The importance of certificates, badges, and credits
For starters, millennials are much more achievement-focused than others. They are willing to work hard to earn certifications and are open to investing in themselves in tangible ways. A survey conducted by Manpower in 2016 found that 93% of millennials are open to spending their own money on further training. Not surprisingly then, we are currently witnessing an uptake of online and offline workshops, skilling programs, webinars, eLearning courses, and mentor-led initiatives.
Millennials think in terms of a career not ‘a job’
Millennials no longer take up a job ‘for life’. Unlike the generations that came before them, millennials change jobs much more frequently. Some stats show that 6 in 10 of them move jobs in less than three years. This pushes up the cost of attrition for corporates. If organisations wish to retain talent, they need to think innovatively and provide frequent training opportunities, so their employees can learn continuously and advance their careers, while remaining within the system.
The need for lifelong learning
Young people today are very aware of the need for continuous, self-directed, just-in-time learning. According to a Pew survey, 61% of Americans under 30 years of age think that it is essential to develop new skills throughout their working lives. This is also due to the fact that, as a group, millennials tend to advance up the corporate ladder at a much faster pace than others before them. They are given more responsibilities and find themselves in leadership positions. They also have to frequently multitask. Startups, for instance, rarely afford employees the luxury of just performing one, well-defined role.

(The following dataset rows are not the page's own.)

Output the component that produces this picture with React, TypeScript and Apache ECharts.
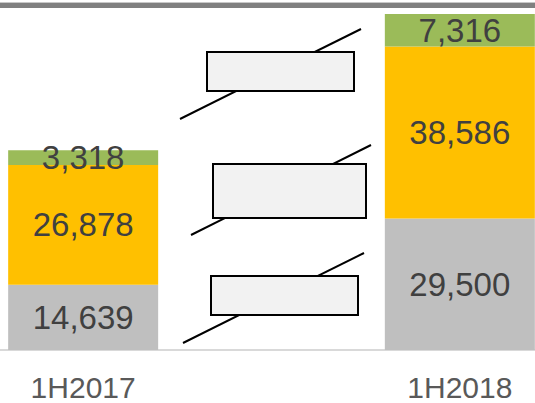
import React, { useEffect, useRef } from "react";
import * as echarts from "echarts";

const categories = ["1H2017", "", "1H2018"];
const baseValues = [14639, null, 29500];
const midValues = [26878, null, 38586];
const topValues = [3318, null, 7316];
const seriesColors = ["#bfbfbf", "#ffc000", "#9bbb59"];

const fmt = (v: number) => v.toLocaleString("en-US");

export default function App() {
  const ref = useRef<HTMLDivElement>(null);
  useEffect(() => {
    if (!ref.current) return;
    const chart = echarts.init(ref.current, undefined, { renderer: "svg" });
    const label = {
      show: true,
      position: "inside" as const,
      color: "#404040",
      fontSize: 33,
      fontFamily: "Liberation Sans",
      formatter: (p: any) => fmt(p.value),
    };
    const mk = (name: string, data: any[], color: string) => ({
      name,
      type: "bar",
      stack: "total",
      data,
      barWidth: 150,
      clip: false,
      itemStyle: { color },
      label,
    });
    const breakLines = [
      [180, 119, 361, 29],
      [191, 235, 371, 145],
      [183, 343, 364, 253],
    ];
    const boxes = [
      [207, 52, 147, 39],
      [213, 164, 153, 54],
      [211, 276, 147, 39],
    ];
    chart.setOption({
      animation: false,
      grid: {
        left: -11,
        right: -19,
        top: 14,
        bottom: 53,
        containLabel: false,
        outerBoundsMode: "none",
      },
      xAxis: {
        type: "category",
        data: categories,
        axisLine: { lineStyle: { color: "#d9d9d9", width: 2 } },
        axisTick: { show: false },
        axisLabel: {
          color: "#595959",
          fontSize: 30,
          lineHeight: 26,
          fontFamily: "Liberation Sans",
          margin: 24,
        },
      },
      yAxis: {
        type: "value",
        min: 0,
        max: 75402,
        show: false,
        splitLine: { show: false },
      },
      series: [
        mk("base", baseValues, seriesColors[0]),
        mk("mid", midValues, seriesColors[1]),
        mk("top", topValues, seriesColors[2]),
      ],
      graphic: [
        { type: "rect", left: 0, top: 2, shape: { width: 535, height: 1 }, style: { fill: "#c8c8c8" } },
        { type: "rect", left: 0, top: 3, shape: { width: 535, height: 5 }, style: { fill: "#808080" } },
        ...breakLines.map((l) => ({
          type: "line",
          shape: { x1: l[0], y1: l[1], x2: l[2], y2: l[3] },
          style: { stroke: "#000", lineWidth: 2 },
        })),
        ...boxes.map((b) => ({
          type: "rect",
          shape: { x: b[0], y: b[1], width: b[2], height: b[3] },
          style: { fill: "#f2f2f2", stroke: "#000", lineWidth: 2 },
        })),
      ],
    });
    return () => chart.dispose();
  }, []);
  return (
    <div
      ref={ref}
      style={{ position: "absolute", left: 0, top: 0, width: 535, height: 403 }}
    />
  );
}
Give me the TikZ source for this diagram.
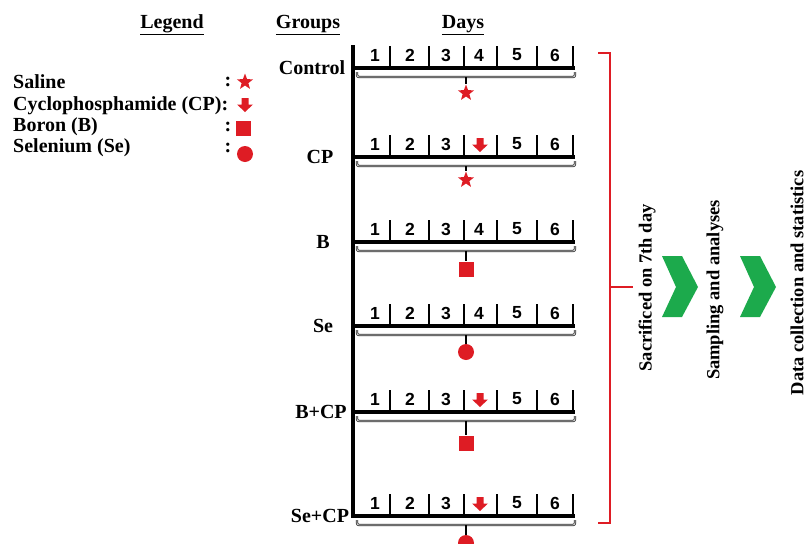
\documentclass[tikz,border=0pt]{standalone}
\usepackage{fontspec}
\setmainfont{Liberation Serif}
\setsansfont{Liberation Sans}
\usepackage{tikz}
\usetikzlibrary{shapes.geometric}
\definecolor{symred}{RGB}{222,28,36}
\definecolor{chevgreen}{RGB}{28,170,76}

\begin{document}
\begin{tikzpicture}[
  x=1pt, y=-1pt,
  every node/.style={font=\bfseries\fontsize{20}{24}\selectfont, inner sep=1pt},
  daynum/.style={font=\sffamily\bfseries\fontsize{17.5}{20}\selectfont},
  steptext/.style={rotate=90, font=\bfseries\fontsize{18.5}{22}\selectfont},
  rail/.style={line width=3.5pt},
  tickln/.style={line width=2.6pt},
  brk/.style={draw=black!80, double=white!85!black, double distance=0.8pt, line width=0.8pt, rounded corners=2pt},
  stem/.style={line width=1.2pt},
  starsym/.style={star, star points=5, star point ratio=2.4, fill=symred, minimum size=17pt, inner sep=0pt},
  sqsym/.style={rectangle, fill=symred, minimum size=15pt, inner sep=0pt},
  dotsym/.style={circle, fill=symred, minimum size=16pt, inner sep=0pt},
  cpsym/.style={rectangle, minimum width=16pt, minimum height=14pt, inner sep=0pt,
    path picture={\fill[symred] ([xshift=-3.5pt]path picture bounding box.north) -- ([xshift=3.5pt]path picture bounding box.north)
      -- ++(0,-6.5pt) -- ++(4.5pt,0) -- (path picture bounding box.south) -- ++(-8pt,7.5pt) -- ++(4.5pt,0) -- cycle;}},
  chev/.style={fill=chevgreen},
  redbr/.style={draw=symred, line width=1.8pt}
]
\useasboundingbox (0,0) rectangle (807,544);

% headers
\node (hlegend) at (172,25) {\underline{Legend}};
\node (hgroups) at (308,25) {\underline{Groups}};
\node (hdays) at (463,25) {\underline{Days}};

% legend
\node[anchor=west] (lsal) at (12,82) {Saline};
\node[anchor=west] (lcp) at (12,106) {Cyclophosphamide (CP):};
\node[anchor=west] (lbor) at (12,127) {Boron (B)};
\node[anchor=west] (lsel) at (12,148) {Selenium (Se)};
\node (csal) at (228,82) {:};
\node (cbor) at (228,127) {:};
\node (csel) at (228,148) {:};
\node[starsym] (ksal) at (245,82) {};
\node[cpsym] (kcp) at (245,105) {};
\node[sqsym] (kbor) at (243,128) {};
\node[dotsym] (ksel) at (245,154) {};

% timelines
\draw[rail] (353,45) -- (353,517);
\foreach \y/\grp/\gx/\sym/\sy/\cp [count=\i] in {68/Control/312/starsym/93/0, 157/CP/320/starsym/180/1,
    242/B/323/sqsym/269/0, 326/Se/323/dotsym/352/0, 412/B+CP/321/sqsym/443/1, 516/Se+CP/320/dotsym/543/1}{
  \node (g\i) at (\gx,\y) {\grp};
  \draw[rail] (351,\y) -- (575,\y);
  \foreach \tx in {390,429,464,497,537,573}
    \draw[tickln] (\tx,\y) -- (\tx,\y-22);
  \foreach \n/\nx in {1/375,2/410,3/446,5/517,6/555}
    \node[daynum] at (\nx,\y-13) {\n};
  \ifnum\cp=1 \node[cpsym] (a\i) at (480,\y-12) {};
  \else \node[daynum] (a\i) at (479,\y-13) {4};
  \fi
  \draw[brk] (357,\y+4) -- (357,\y+9) -- (575,\y+9) -- (575,\y+4);
  \coordinate (b\i) at (466,\y+9);
  \node[\sym] (s\i) at (466,\sy) {};
  \draw[stem] (b\i) -- (s\i);
}

% end of treatment
\coordinate (rtop) at (598,53);
\coordinate (rbot) at (598,523);
\coordinate (rmid) at (610,287);
\coordinate (rtip) at (633,287);
\draw[redbr] (rtop) -- (610,53) -- (610,523) -- (rbot);
\draw[redbr] (rmid) -- (rtip);

\node[steptext] (sac) at (647,288) {Sacrificed on 7th day};
\node[steptext] (samp) at (715,290) {Sampling and analyses};
\node[steptext] (data) at (797,283) {Data collection and statistics};
\foreach \cx in {662,740}
  \fill[chev] (\cx,256) -- (\cx+20,256) -- (\cx+36,287) -- (\cx+20,317) -- (\cx,317) -- (\cx+14,287) -- cycle;
\end{tikzpicture}
\end{document}
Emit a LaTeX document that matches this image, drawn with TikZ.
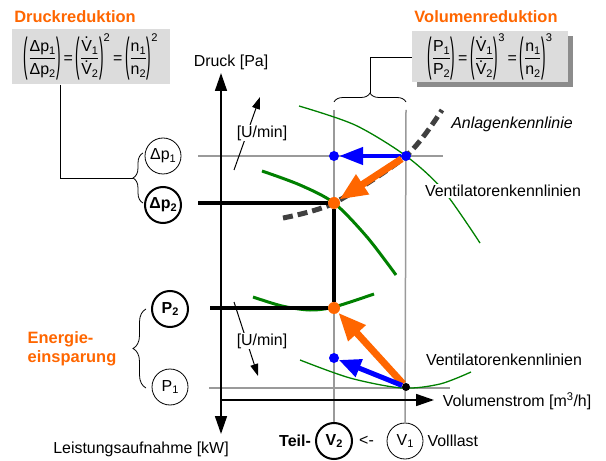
\documentclass[tikz,border=0pt]{standalone}
\usepackage{amsmath}
\usepackage{graphicx}
\usepackage{fontspec}
\setmainfont{Liberation Sans}
\usepackage{tikz}
\usetikzlibrary{arrows.meta,positioning,decorations.pathreplacing,shadows}
\definecolor{SaveOrange}{HTML}{FF6600}
\definecolor{FanGreen}{HTML}{008000}
\definecolor{PumpBlue}{HTML}{0000FF}
\definecolor{GridGray}{HTML}{9A9A9A}
\definecolor{CurveGray}{HTML}{404040}
\definecolor{BoxGray}{HTML}{DCDCDC}
\newcommand\idx[1]{\raisebox{-0.35ex}{\fontsize{11}{11}\selectfont#1}}
\newcommand\Vdot{\ooalign{V\cr\hidewidth\raisebox{0.8em}{.}\hidewidth\cr}}
\newcommand\lpar{\mathopen{\vcenter{\hbox{\scalebox{0.85}[2.9]{(}}}}}
\newcommand\rpar{\mathclose{\vcenter{\hbox{\scalebox{0.85}[2.9]{)}}}}}
\newcommand\ratio[2]{\lpar\dfrac{\text{#1}}{\text{#2}}\rpar}
\newcommand\eqs{\text{\,=\,}}

\begin{document}
\begin{tikzpicture}[x=1bp,y=-1bp,
    node distance=3bp,
    txt/.style={font=\fontsize{16}{19}\selectfont,inner sep=1bp},
    title/.style={font=\fontsize{16.5}{19}\selectfont\bfseries,text=SaveOrange,
                  inner sep=0pt,align=left},
    formula/.style={fill=BoxGray,minimum height=55bp,inner sep=0pt,
                    font=\fontsize{16}{19}\selectfont},
    ring/.style={circle,draw,line width=0.8bp,minimum size=36bp,inner sep=0pt,
                 font=\fontsize{16}{19}\selectfont},
    boldring/.style={ring,line width=2bp,font=\fontsize{16}{19}\selectfont\bfseries},
    dot/.style={circle,inner sep=0pt,minimum size=#1},
    grid/.style={GridGray,line width=1.5bp},
    level/.style={line width=3.5bp},
    axis/.style={line width=1.6bp,-{Triangle[length=18bp,width=12bp]}},
    fan/.style={FanGreen,line width=1.3bp},
    fanthick/.style={FanGreen,line width=3bp},
    system/.style={CurveGray,line width=5bp,dash pattern=on 10bp off 5bp},
    rpm/.style={line width=1bp,-{Triangle[length=12bp,width=8bp]}},
    curly/.style={decorate,decoration={brace,amplitude=#1},line width=0.8bp}]

    \useasboundingbox (0,0) rectangle (606,461);

    % formula boxes
    \node[title] (dtitle) at (75,17) {Druckreduktion};
    \node[formula,minimum width=158bp] (dbox) at (91,57)
      {$\displaystyle\ratio{Δp\idx1}{Δp\idx2}\eqs\ratio{\Vdot\idx1}{\Vdot\idx2}^{\text{2}}\eqs\ratio{n\idx1}{n\idx2}^{\text{2}}$\hspace{10bp}};
    \node[title] (vtitle) at (486,17) {Volumenreduktion};
    \node[formula,minimum width=156bp,minimum height=51bp,
          drop shadow={shadow xshift=5bp,shadow yshift=-5bp,fill=black!45,opacity=1}]
      (vbox) at (490,57)
      {$\displaystyle\ratio{P\idx1}{P\idx2}\eqs\ratio{\Vdot\idx1}{\Vdot\idx2}^{\text{3}}\eqs\ratio{n\idx1}{n\idx2}^{\text{3}}$\hspace{10bp}};

    % grid lines
    \node[ring] (v1) at (405,441) {V\idx1};
    \node[boldring] (v2) at (334,441) {V\idx2};
    \coordinate (v1top) at (406,110);
    \coordinate (v2top) at (334,110);
    \draw[grid] (v1top) -- (v1);
    \draw[grid] (v2top) -- (v2);
    \coordinate (dpl) at (198,156);
    \coordinate (dpr) at (443,156);
    \coordinate (pl) at (209,388);
    \coordinate (pr) at (450,388);
    \draw[grid] (dpl) -- (dpr);
    \draw[grid] (pl) -- (pr);

    % axes
    \coordinate (o) at (221,400);
    \coordinate (ytop) at (221,73);
    \coordinate (ybot) at (221,434);
    \coordinate (xend) at (434,400);
    \draw[axis] (o) -- (ytop);
    \draw[axis] (o) -- (ybot);
    \draw[axis] (o) -- (xend);

    % characteristic curves
    \draw[fan] plot[smooth] coordinates {(299,106) (355,125) (406,156) (443,190) (480,243)};
    \draw[fanthick] plot[smooth] coordinates {(262,171) (300,185) (334,203) (367,237) (396,275)};
    \draw[fanthick] plot[smooth] coordinates {(253,297) (282,306) (310,310) (334,307) (374,294)};
    \draw[fan] plot[smooth] coordinates {(300,360) (350,378) (402,388) (440,384) (471,372)};
    \draw[system] plot[smooth] coordinates {(283,218) (334,203) (406,156) (442,110)};

    % operating points
    \node[dot=10bp,fill=PumpBlue] (a1) at (406,156) {};
    \node[dot=10bp,fill=PumpBlue] (b1) at (334,156) {};
    \node[dot=12bp,fill=SaveOrange] (o1) at (334,203) {};
    \node[dot=12bp,fill=SaveOrange] (o2) at (334,308) {};
    \node[dot=10bp,fill=PumpBlue] (b2) at (334,358) {};
    \node[dot=8bp,fill=black] (k1) at (406,387) {};

    \coordinate (dpll) at (198,203);
    \coordinate (pll) at (210,308);
    \draw[level] (dpll) -- (o1) -- (o2) -- (pll);

    \draw[PumpBlue,line width=4.5bp,-{Triangle[length=24bp,width=17bp]}] (a1) -- (b1);
    \draw[SaveOrange,line width=7bp,-{Triangle[length=28bp,width=22bp]}] (a1) -- (o1);
    \draw[SaveOrange,line width=7bp,-{Triangle[length=28bp,width=22bp]}] (k1) -- (o2);
    \draw[PumpBlue,line width=5bp,-{Triangle[length=22bp,width=18bp]}] (k1) -- (b2);

    % speed arrows
    \coordinate (ua) at (234,170);
    \coordinate (ub) at (260,97);
    \draw[rpm] (ua) -- (ub);
    \node[txt,fill=white] (uup) at (262,133) {[U/min]};
    \coordinate (uc) at (234,302);
    \coordinate (ud) at (258,376);
    \draw[rpm] (uc) -- (ud);
    \node[txt,fill=white] (udown) at (262,341) {[U/min]};

    % left rings and braces
    \node[ring] (dp1) at (163,156) {Δp\idx1};
    \node[boldring] (dp2) at (163,205) {Δp\idx2};
    \node[boldring] (p2) at (170,309) {P\idx2};
    \node[ring] (p1) at (170,387) {P\idx1};

    \coordinate (dtip) at (133,178);
    \draw[curly=10bp] (143,203) -- (143,153);
    \draw[line width=0.8bp] (dbox.south west) ++(49,0) |- (dtip);
    \draw[curly=13bp] (146,388) -- (146,309);
    \node[title] (save) at (72,349) {Energie-\\einsparung};

    \coordinate (rtip) at (370,93);
    \draw[curly=9bp] (334,102) -- (406,102);
    \draw[line width=0.8bp] (rtip) |- (vbox.west);

    % labels
    \node[txt] (druck) at (231,62) {Druck [Pa]};
    \node[txt,font=\fontsize{16}{19}\selectfont\itshape] (anl) at (512,124) {Anlagenkennlinie};
    \node[txt,fill=white] (vent1) at (503,191) {Ventilatorenkennlinien};
    \node[txt,fill=white] (vent2) at (504,360) {Ventilatorenkennlinien};
    \node[txt] (vstrom) at (517,401) {Volumenstrom [m\textsuperscript{3}/h]};
    \node[txt] (leist) at (141,449) {Leistungsaufnahme [kW]};
    \node[txt,font=\fontsize{16}{19}\selectfont\bfseries,left=3bp of v2] (teil) {Teil-};
    \node[txt,right=5bp of v2] (from) {<-};
    \node[txt,right=3bp of v1] (voll) {Volllast};
\end{tikzpicture}
\end{document}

The Netflix effect on the way people learn
All of this influences employees to change the manner in which they approach learning in the workplace. Having grown up on a diet of streamed content, they expect knowledge also to be beamed to them via a variety of devices, wherever they are. They also want courses to be delivered to them on-demand and just-in-time. For example, a project manager handed a new project that requires her to interface with Chinese clients may decide to enroll in a course on Cross Cultural Communication. A digital marketer may take up a course on Data Visualization while devising an online campaign.
Companies, therefore, need to look at their employees not as ‘students’ but as stakeholders or ‘consumers’ in this era. And eLearning courses offered by an employer need to be packaged accordingly. Because only content which is well-designed, agile, responsive and engaging will truly appeal to this audience.